▼

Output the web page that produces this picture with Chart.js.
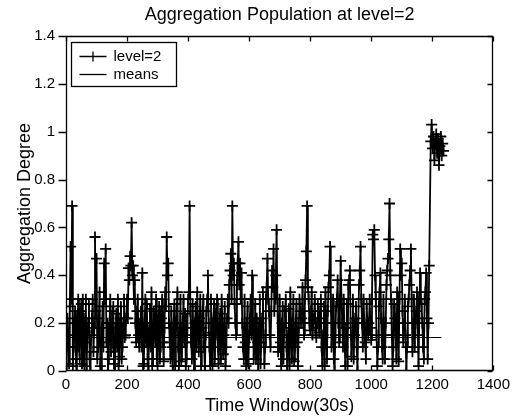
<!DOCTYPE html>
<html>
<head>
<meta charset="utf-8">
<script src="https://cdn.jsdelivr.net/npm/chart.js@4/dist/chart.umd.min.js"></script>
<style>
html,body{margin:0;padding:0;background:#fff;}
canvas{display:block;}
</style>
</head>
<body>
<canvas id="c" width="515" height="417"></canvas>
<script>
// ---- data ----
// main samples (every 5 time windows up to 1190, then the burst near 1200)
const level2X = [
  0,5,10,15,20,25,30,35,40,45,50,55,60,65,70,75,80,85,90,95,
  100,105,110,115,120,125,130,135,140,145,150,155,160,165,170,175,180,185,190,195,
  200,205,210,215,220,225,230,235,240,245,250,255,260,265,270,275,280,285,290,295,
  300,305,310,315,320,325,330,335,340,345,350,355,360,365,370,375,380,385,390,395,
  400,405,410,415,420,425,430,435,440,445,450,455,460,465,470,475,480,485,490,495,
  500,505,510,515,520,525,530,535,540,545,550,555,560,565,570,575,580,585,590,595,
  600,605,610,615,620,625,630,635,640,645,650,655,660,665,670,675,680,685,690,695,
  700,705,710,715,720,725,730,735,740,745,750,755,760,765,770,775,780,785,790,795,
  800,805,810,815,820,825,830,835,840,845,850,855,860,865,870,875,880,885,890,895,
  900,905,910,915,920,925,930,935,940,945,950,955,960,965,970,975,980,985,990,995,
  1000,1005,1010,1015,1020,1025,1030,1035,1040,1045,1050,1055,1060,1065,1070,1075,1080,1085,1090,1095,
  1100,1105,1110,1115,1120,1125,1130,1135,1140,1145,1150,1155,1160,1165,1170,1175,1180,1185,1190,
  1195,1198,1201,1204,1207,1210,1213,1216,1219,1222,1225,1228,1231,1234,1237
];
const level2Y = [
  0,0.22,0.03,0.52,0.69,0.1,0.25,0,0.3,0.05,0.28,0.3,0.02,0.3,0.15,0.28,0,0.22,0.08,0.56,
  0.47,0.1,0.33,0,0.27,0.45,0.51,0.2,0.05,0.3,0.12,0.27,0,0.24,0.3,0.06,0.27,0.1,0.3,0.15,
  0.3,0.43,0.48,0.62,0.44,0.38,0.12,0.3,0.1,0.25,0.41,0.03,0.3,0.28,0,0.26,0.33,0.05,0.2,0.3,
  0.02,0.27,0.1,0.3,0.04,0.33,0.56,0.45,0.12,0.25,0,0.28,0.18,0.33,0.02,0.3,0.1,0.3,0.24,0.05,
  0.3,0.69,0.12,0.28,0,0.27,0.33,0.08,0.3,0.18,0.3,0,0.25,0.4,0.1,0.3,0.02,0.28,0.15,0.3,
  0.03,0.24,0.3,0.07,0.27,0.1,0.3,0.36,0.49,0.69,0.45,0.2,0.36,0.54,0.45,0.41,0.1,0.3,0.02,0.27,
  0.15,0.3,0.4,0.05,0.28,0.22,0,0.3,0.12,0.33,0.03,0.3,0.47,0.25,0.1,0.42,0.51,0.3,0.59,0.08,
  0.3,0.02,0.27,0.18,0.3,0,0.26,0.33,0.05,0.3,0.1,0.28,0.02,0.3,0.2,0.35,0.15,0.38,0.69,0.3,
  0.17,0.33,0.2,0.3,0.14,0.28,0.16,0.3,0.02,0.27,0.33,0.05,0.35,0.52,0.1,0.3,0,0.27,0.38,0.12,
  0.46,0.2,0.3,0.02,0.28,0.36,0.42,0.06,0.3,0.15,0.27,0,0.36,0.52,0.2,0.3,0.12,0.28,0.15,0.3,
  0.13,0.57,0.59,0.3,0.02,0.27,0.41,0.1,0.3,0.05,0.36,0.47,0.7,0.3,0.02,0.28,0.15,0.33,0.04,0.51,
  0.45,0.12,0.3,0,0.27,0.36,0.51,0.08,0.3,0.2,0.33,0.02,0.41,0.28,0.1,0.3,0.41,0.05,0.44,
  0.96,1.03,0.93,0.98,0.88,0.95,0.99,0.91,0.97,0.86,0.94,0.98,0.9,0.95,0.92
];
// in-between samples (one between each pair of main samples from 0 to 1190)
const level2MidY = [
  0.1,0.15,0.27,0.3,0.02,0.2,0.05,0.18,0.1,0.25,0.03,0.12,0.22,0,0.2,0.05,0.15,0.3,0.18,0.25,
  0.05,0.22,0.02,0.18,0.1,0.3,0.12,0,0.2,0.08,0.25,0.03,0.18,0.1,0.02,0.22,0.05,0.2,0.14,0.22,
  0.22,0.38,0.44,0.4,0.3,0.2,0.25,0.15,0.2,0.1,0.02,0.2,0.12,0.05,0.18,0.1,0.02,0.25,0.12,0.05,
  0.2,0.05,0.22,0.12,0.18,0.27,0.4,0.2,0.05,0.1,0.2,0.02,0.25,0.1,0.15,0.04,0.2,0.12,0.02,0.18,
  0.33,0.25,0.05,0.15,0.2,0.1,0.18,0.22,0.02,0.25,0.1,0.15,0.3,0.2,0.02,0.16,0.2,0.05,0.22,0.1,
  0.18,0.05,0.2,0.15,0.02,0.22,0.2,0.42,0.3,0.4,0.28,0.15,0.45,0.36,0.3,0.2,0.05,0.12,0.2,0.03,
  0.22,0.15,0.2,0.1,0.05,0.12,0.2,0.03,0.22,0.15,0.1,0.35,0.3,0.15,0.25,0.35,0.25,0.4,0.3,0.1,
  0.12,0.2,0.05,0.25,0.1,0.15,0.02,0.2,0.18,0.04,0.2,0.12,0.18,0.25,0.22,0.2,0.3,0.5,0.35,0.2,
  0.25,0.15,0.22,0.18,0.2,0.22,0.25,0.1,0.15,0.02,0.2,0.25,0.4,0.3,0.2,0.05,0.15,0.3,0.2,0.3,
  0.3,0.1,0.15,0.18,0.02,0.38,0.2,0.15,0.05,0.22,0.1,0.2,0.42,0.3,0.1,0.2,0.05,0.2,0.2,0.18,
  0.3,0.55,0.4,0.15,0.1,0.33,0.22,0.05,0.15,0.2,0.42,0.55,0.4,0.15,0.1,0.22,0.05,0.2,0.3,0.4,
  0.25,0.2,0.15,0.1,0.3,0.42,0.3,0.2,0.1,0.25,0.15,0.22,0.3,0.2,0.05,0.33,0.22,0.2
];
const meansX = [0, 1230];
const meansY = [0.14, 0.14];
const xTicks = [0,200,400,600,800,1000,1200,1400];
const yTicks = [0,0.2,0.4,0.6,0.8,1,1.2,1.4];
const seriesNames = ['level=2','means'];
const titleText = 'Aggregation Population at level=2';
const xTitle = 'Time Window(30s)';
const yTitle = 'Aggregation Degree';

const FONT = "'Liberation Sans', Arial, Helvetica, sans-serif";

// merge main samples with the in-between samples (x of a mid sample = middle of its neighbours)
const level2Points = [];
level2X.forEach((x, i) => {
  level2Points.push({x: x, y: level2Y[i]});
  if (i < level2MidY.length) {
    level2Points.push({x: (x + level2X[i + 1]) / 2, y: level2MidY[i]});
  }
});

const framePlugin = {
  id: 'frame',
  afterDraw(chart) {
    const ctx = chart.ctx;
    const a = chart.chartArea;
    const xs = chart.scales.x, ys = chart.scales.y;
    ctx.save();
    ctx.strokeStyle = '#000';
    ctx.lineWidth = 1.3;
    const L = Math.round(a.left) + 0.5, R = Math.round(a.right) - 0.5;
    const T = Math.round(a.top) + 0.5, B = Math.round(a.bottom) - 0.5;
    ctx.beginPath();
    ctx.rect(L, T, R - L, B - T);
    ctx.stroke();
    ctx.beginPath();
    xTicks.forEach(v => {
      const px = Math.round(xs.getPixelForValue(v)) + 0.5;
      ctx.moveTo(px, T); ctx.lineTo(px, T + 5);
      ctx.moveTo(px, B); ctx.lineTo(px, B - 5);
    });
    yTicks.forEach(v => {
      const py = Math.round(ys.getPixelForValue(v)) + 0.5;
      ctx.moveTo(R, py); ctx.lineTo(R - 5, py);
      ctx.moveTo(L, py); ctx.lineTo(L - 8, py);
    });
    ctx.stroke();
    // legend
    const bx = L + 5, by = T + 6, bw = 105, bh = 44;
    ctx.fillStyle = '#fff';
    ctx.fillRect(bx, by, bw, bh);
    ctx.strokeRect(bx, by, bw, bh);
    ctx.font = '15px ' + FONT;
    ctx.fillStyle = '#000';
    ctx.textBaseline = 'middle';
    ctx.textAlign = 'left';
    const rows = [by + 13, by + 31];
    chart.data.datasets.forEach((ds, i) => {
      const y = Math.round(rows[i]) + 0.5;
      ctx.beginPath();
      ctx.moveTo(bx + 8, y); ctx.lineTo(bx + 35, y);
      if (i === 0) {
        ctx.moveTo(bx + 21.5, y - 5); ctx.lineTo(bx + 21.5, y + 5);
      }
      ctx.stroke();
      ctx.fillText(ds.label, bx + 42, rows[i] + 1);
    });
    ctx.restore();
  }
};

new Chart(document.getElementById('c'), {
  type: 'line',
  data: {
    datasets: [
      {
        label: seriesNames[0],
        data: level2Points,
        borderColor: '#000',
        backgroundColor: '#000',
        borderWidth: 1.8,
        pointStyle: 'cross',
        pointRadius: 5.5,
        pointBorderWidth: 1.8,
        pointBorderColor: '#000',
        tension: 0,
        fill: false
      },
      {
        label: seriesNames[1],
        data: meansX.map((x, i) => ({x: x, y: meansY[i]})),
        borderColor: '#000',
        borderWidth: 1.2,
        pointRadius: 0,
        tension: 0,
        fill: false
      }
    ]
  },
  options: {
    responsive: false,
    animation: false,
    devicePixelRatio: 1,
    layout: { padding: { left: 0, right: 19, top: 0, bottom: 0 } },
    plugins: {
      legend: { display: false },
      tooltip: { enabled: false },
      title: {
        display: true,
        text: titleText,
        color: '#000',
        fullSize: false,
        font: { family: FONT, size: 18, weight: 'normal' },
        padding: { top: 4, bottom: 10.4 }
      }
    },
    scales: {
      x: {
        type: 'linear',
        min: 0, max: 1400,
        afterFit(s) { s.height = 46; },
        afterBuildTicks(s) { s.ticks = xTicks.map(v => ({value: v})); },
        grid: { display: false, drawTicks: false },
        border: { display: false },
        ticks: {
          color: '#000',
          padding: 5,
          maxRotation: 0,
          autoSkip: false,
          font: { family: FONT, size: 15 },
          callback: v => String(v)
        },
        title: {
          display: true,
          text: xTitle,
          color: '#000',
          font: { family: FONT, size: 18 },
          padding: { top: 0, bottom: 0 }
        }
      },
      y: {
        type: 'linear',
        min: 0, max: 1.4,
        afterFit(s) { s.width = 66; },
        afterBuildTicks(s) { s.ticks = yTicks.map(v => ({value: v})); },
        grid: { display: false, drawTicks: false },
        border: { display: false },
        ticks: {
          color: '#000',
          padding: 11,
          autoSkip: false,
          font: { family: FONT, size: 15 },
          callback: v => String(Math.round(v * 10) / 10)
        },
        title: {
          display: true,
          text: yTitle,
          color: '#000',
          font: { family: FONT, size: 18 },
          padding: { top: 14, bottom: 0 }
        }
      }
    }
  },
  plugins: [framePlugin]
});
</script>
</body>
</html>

▲

Exercise brief » Extract all lines from the data in which "picture" is found.

Exercise solution »
Output the web page that produces this picture with Chart.js.

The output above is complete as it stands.